A Contemplative Exercise
I recently finished reading The Golden Gulag by Ruth Wilson Gilmore, and in the conclusion there is a paragraph that floored me. I wish I had read this book years ago. Maybe even as a third grader, just because it seems so foundational. (Also to say this paragraph is being taken out of context, but it still is telling for what I want to contemplate on.)
“The bottom line is this: if the twentieth century was the age of genocide on a planetary scale, then in order to avoid repeating history, we ought to prioritize coming to grips with dehumanization. Dehumanization names the deliberate, as well as the mob-frenzied, ideological displacements central to any group’s ability to annihilate another in the name of territory, wealth, ethnicity, religion. Dehumanization is also a necessary factor in the acceptance that millions of people (sometimes including oneself) should spend part or all of their lives in cages” (243).
I could not help but think of the readings when I read this. Losing oneself. Losing one’s humanity. Dehumanization. I want to contemplate on this fact of the dehumanization in the world. Of Palestinians by the ideology of Zionism. By Congolese by the ideology of capitalist extraction and racism. By Haitians in Springfield Ohio by xenophobia, racism, and fear mongering propaganda.
Perhaps we need to reflect and contemplate on the context in which we live. Sit with the gravity that dehumanization is. How we see loved ones around us losing themselves to this, because of hatred growing in their bodies. How we see other loved ones have their humanity ripped from them. How we have lost ourselves to the dehumanization of others. How we have been dehumanized.

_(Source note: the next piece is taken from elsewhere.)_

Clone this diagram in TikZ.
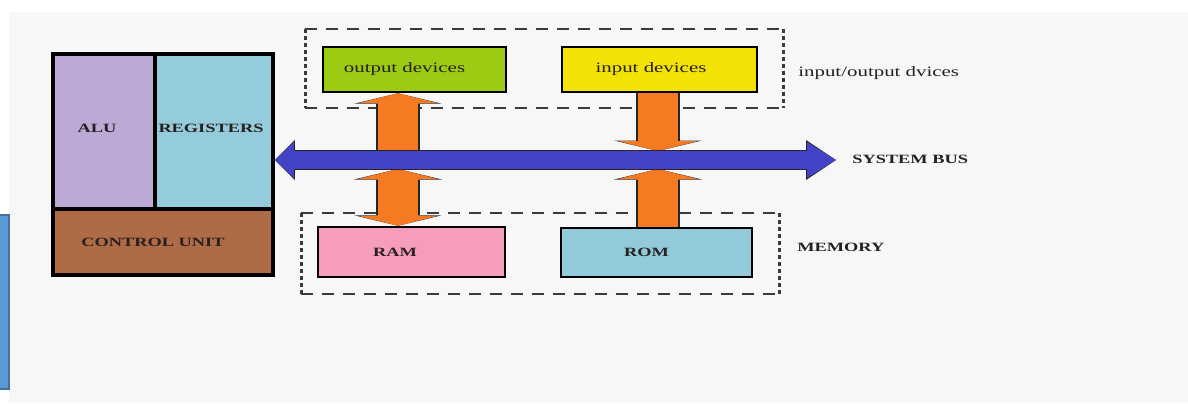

How best can we align ourselves as the dehumanized, with those that have had their humanity ripped from them? How can we resist being lost? How can we resist the loss that is genocide? How can we refuse to lose?
A Witness
Aysenur Eygi was killed last week in the West Bank protesting new and illegal Israeli settlements. She was a Turkish American who had just recently graduated from the University of Washington, and apparently had participated in campus protests there as well. Her community describes her as someone with a deep and fierce sense of international solidarity. Within her was held the world. In the West Bank, the Palestinian people held a funeral service for her. The lives lost seem an unimaginable number to mour,n and the courage of the Palestinians and those like Eygi seems too large to honor.